Write the lines out again, from the top of the material to the line containing "import numpy as np", pictures excluded.

── SUPPLIED DATA ──

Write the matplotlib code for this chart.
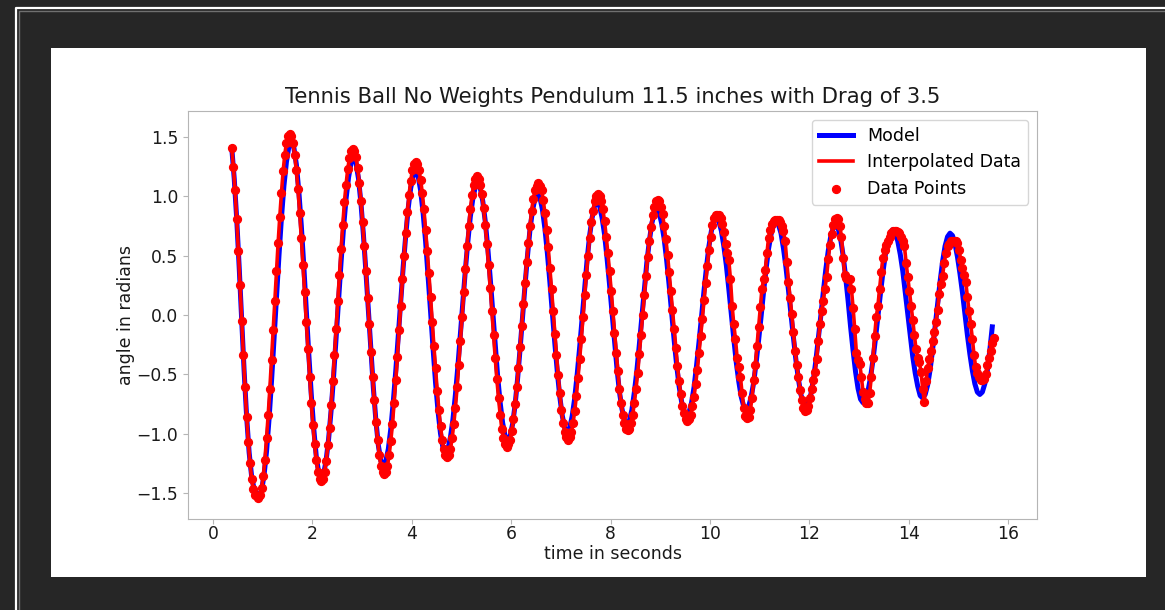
import matplotlib
matplotlib.use("Agg")
import matplotlib.pyplot as plt
from matplotlib.lines import Line2D
from matplotlib.patches import Rectangle
import numpy as np

# tracked angle of the ball, one value per video frame (30 fps, first frame at 0.38 s)
t_start = 0.38
fps = 30.0
angle = [
    1.41, 1.25, 1.05, 0.81, 0.54, 0.25, -0.05, -0.34, -0.61, -0.86, -1.07, -1.25, -1.38, -1.47, -1.52, -1.53,
    -1.54, -1.52, -1.46, -1.36, -1.22, -1.04, -0.84, -0.62, -0.38, -0.13, 0.12, 0.37, 0.61, 0.83, 1.03, 1.21, 1.35, 1.45, 1.51,
    1.53, 1.51, 1.45, 1.35, 1.22, 1.06, 0.86, 0.65, 0.42, 0.19, -0.06, -0.29, -0.52, -0.74, -0.93, -1.09, -1.22, -1.32, -1.38,
    -1.40, -1.38, -1.32, -1.23, -1.10, -0.95, -0.76, -0.56, -0.34, -0.12, 0.12, 0.34, 0.56, 0.76, 0.95, 1.10, 1.23, 1.32, 1.38,
    1.40, 1.38, 1.33, 1.24, 1.11, 0.96, 0.78, 0.58, 0.37, 0.14, -0.08, -0.31, -0.52, -0.72, -0.90, -1.05, -1.18, -1.27, -1.32,
    -1.34, -1.32, -1.27, -1.18, -1.06, -0.92, -0.74, -0.55, -0.35, -0.13, 0.08, 0.30, 0.50, 0.69, 0.87, 1.01, 1.13, 1.22, 1.27,
    1.29, 1.27, 1.22, 1.14, 1.03, 0.89, 0.72, 0.54, 0.35, 0.15, -0.06, -0.26, -0.45, -0.64, -0.80, -0.94, -1.05, -1.13, -1.18,
    -1.20, -1.18, -1.13, -1.04, -0.92, -0.78, -0.61, -0.42, -0.22, -0.02, 0.19, 0.39, 0.58, 0.75, 0.89, 1.01, 1.10, 1.15,
    1.17, 1.15, 1.10, 1.02, 0.90, 0.76, 0.60, 0.42, 0.23, 0.03, -0.17, -0.36, -0.54, -0.70, -0.84, -0.96, -1.04, -1.09,
    -1.11, -1.09, -1.05, -0.98, -0.88, -0.75, -0.61, -0.45, -0.27, -0.09, 0.09, 0.27, 0.45, 0.61, 0.75, 0.88, 0.98, 1.05, 1.09,
    1.11, 1.09, 1.05, 0.97, 0.86, 0.72, 0.57, 0.40, 0.22, 0.03, -0.16, -0.34, -0.51, -0.66, -0.80, -0.91, -0.99, -1.03,
    -1.05, -1.03, -0.99, -0.91, -0.81, -0.68, -0.53, -0.37, -0.20, -0.02, 0.17, 0.34, 0.50, 0.65, 0.78, 0.88, 0.96, 1.00,
    1.02, 1.00, 0.96, 0.89, 0.79, 0.66, 0.52, 0.37, 0.20, 0.03, -0.15, -0.32, -0.47, -0.62, -0.74, -0.84, -0.91, -0.96,
    -0.97, -0.96, -0.91, -0.84, -0.74, -0.62, -0.49, -0.33, -0.17, 0.00, 0.17, 0.33, 0.49, 0.62, 0.74, 0.84, 0.91, 0.96,
    0.97, 0.96, 0.91, 0.85, 0.75, 0.64, 0.51, 0.36, 0.20, 0.04, -0.12, -0.28, -0.43, -0.56, -0.67, -0.77, -0.83, -0.88,
    -0.89, -0.88, -0.84, -0.77, -0.69, -0.58, -0.46, -0.32, -0.18, -0.03, 0.13, 0.27, 0.41, 0.55, 0.66,
    0.76, 0.82, 0.84,
    0.84, 0.84, 0.82, 0.77, 0.70, 0.60, 0.52, 0.46, 0.30, 0.08, -0.08, -0.20, -0.36, -0.44, -0.52, -0.66, -0.78, -0.85,
    -0.87, -0.86, -0.80, -0.70, -0.55, -0.42, -0.26, -0.10, 0.07, 0.22, 0.30, 0.38, 0.52, 0.65, 0.72, 0.77, 0.79, 0.80,
    0.80, 0.80, 0.78, 0.75, 0.71, 0.62, 0.45, 0.28, 0.14, 0.01, -0.14, -0.30, -0.42, -0.52, -0.63, -0.72, -0.78,
    -0.81, -0.80, -0.77, -0.70, -0.62, -0.55, -0.48, -0.37, -0.22, -0.08, 0.03, 0.12, 0.22, 0.32, 0.47, 0.59, 0.68, 0.76, 0.81, 0.82,
    0.81, 0.75, 0.66, 0.48, 0.34, 0.31, 0.30, 0.30, 0.22, 0.06, -0.12, -0.32, -0.38, -0.41, -0.52, -0.65, -0.71,
    -0.74, -0.74, -0.66, -0.52, -0.36, -0.18, -0.02, 0.08, 0.22, 0.36, 0.48, 0.55, 0.59, 0.62, 0.66, 0.69,
    0.71, 0.71, 0.71, 0.70, 0.69, 0.66, 0.62, 0.58, 0.44, 0.32, 0.20, 0.08, -0.04, -0.17, -0.29, -0.36, -0.40, -0.48, -0.62,
    -0.73, -0.56, -0.45, -0.37, -0.30, -0.22, -0.14, -0.06, 0.04, 0.18, 0.26, 0.33, 0.44, 0.52, 0.58, 0.60, 0.62, 0.62, 0.62, 0.62,
    0.61, 0.55, 0.46, 0.40, 0.34, 0.28, 0.15, 0.03, -0.08, -0.20, -0.34, -0.44, -0.49, -0.52, -0.55, -0.55, -0.54, -0.50, -0.42,
    -0.36, -0.30, -0.24, -0.19,
]

# model output, stored every 0.05 s from the same start time
model_dt = 0.05
model_angle = [
    1.41, 1.15, 0.81, 0.40, -0.05, -0.48, -0.86, -1.16, -1.36, -1.47, -1.51,
    -1.52, -1.48, -1.35, -1.15, -0.88, -0.56, -0.21, 0.15, 0.50, 0.82, 1.09, 1.29, 1.42,
    1.46, 1.41, 1.27, 1.04, 0.75, 0.41, 0.04, -0.33, -0.67, -0.96, -1.19, -1.33,
    -1.38, -1.34, -1.22, -1.04, -0.80, -0.51, -0.19, 0.13, 0.45, 0.74, 0.98, 1.16, 1.28,
    1.32, 1.28, 1.15, 0.94, 0.67, 0.36, 0.03, -0.31, -0.62, -0.89, -1.10, -1.23,
    -1.27, -1.23, -1.13, -0.96, -0.73, -0.47, -0.18, 0.12, 0.41, 0.67, 0.90, 1.07, 1.17,
    1.21, 1.17, 1.05, 0.86, 0.62, 0.33, 0.03, -0.28, -0.57, -0.81, -1.00, -1.12,
    -1.16, -1.13, -1.03, -0.88, -0.67, -0.43, -0.16, 0.11, 0.38, 0.62, 0.83, 0.98, 1.08,
    1.11, 1.07, 0.96, 0.79, 0.57, 0.31, 0.03, -0.26, -0.52, -0.74, -0.91, -1.02,
    -1.06, -1.02, -0.92, -0.76, -0.54, -0.29, -0.02, 0.25, 0.50, 0.72, 0.88, 0.98,
    1.02, 0.99, 0.89, 0.73, 0.52, 0.28, 0.02, -0.24, -0.48, -0.69, -0.85, -0.95,
    -0.98, -0.95, -0.85, -0.70, -0.50, -0.27, -0.02, 0.24, 0.47, 0.67, 0.82, 0.92,
    0.95, 0.92, 0.82, 0.68, 0.48, 0.26, 0.02, -0.23, -0.45, -0.65, -0.79, -0.89,
    -0.92, -0.89, -0.80, -0.65, -0.47, -0.25, -0.02, 0.22, 0.44, 0.62, 0.77, 0.86,
    0.89, 0.86, 0.77, 0.64, 0.46, 0.25, 0.02, -0.21, -0.42, -0.60, -0.73, -0.82,
    -0.85, -0.82, -0.74, -0.61, -0.43, -0.23, -0.02, 0.20, 0.40, 0.58, 0.71, 0.79,
    0.82, 0.79, 0.71, 0.58, 0.42, 0.22, 0.01, -0.20, -0.40, -0.56, -0.69, -0.77,
    -0.80, -0.77, -0.69, -0.57, -0.40, -0.21, -0.01, 0.20, 0.39, 0.56, 0.68, 0.76,
    0.79, 0.76, 0.69, 0.56, 0.40, 0.21, 0.01, -0.19, -0.38, -0.54, -0.67, -0.74,
    -0.77, -0.74, -0.67, -0.55, -0.39, -0.20, -0.01, 0.19, 0.38, 0.54, 0.66, 0.73,
    0.76, 0.73, 0.64, 0.50, 0.32, 0.12, -0.10, -0.30, -0.48, -0.62, -0.71,
    -0.74, -0.72, -0.64, -0.53, -0.38, -0.20, -0.01, 0.18, 0.36, 0.51, 0.62, 0.69,
    0.72, 0.70, 0.62, 0.51, 0.37, 0.19, 0.01, -0.17, -0.35, -0.49, -0.60, -0.68,
    -0.70, -0.67, -0.59, -0.46, -0.29, -0.10, 0.09, 0.28, 0.45, 0.58, 0.66,
    0.69, 0.67, 0.60, 0.49, 0.35, 0.19, 0.01, -0.17, -0.33, -0.47, -0.58, -0.65,
    -0.67, -0.65, -0.58, -0.47, -0.30, -0.10,
]

x_ticks = [0, 2, 4, 6, 8, 10, 12, 14, 16]
y_ticks = [-1.5, -1.0, -0.5, 0.0, 0.5, 1.0, 1.5]

t_data = t_start + np.arange(len(angle)) / fps
t_model = t_start + np.arange(len(model_angle)) * model_dt

W, H = 1165, 610
fig = plt.figure(figsize=(W / 100, H / 100), dpi=100, facecolor="#262626")

# notebook cell frame around the white figure (kept behind the axes)
fig.add_artist(Line2D([15.5 / W, 15.5 / W, 1], [0, 1 - 7.5 / H, 1 - 7.5 / H],
                      transform=fig.transFigure, color="white", lw=1.6, zorder=-10))
fig.add_artist(Line2D([18.8 / W, 18.8 / W, 1], [0, 1 - 10.5 / H, 1 - 10.5 / H],
                      transform=fig.transFigure, color="#707070", lw=1.0, zorder=-10))
fig.add_artist(Rectangle((51 / W, 1 - 577 / H), 1095 / W, 529 / H,
                         transform=fig.transFigure, facecolor="white", edgecolor="none", zorder=-10))

ax = fig.add_axes([188 / W, 1 - 519 / H, 849 / W, 408 / H])

ax.plot(t_model, model_angle, color="blue", lw=3.6, label="Model", zorder=2)
ax.plot(t_data, angle, color="red", lw=2.6, label="Interpolated Data", zorder=3)
ax.scatter(t_data, angle, color="red", s=32, label="Data Points", zorder=4)

ax.set_xlim(-0.5, 16.58)
ax.set_ylim(-1.72, 1.72)
ax.set_xticks(x_ticks)
ax.set_yticks(y_ticks)

ax.set_title("Tennis Ball No Weights Pendulum 11.5 inches with Drag of 3.5", fontsize=15.2, color="#1a1a1a")
ax.set_xlabel("time in seconds", fontsize=12.5, color="#1a1a1a", labelpad=1)
ax.set_ylabel("angle in radians", fontsize=12.5, color="#1a1a1a", labelpad=1)

for s in ax.spines.values():
    s.set_color("#b5b5b5")
ax.tick_params(colors="#b5b5b5", labelcolor="#1a1a1a", labelsize=12.3)
ax.tick_params(axis="x", pad=1)

ax.legend(loc="upper right", fontsize=12.5)

fig.savefig("out.png", dpi=100, facecolor=fig.get_facecolor())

───

OUTPUT FOR THIS EXERCISE:
Write the matplotlib code for this chart.
import matplotlib
matplotlib.use("Agg")
import matplotlib.pyplot as plt
from matplotlib.lines import Line2D
from matplotlib.patches import Rectangle
import numpy as np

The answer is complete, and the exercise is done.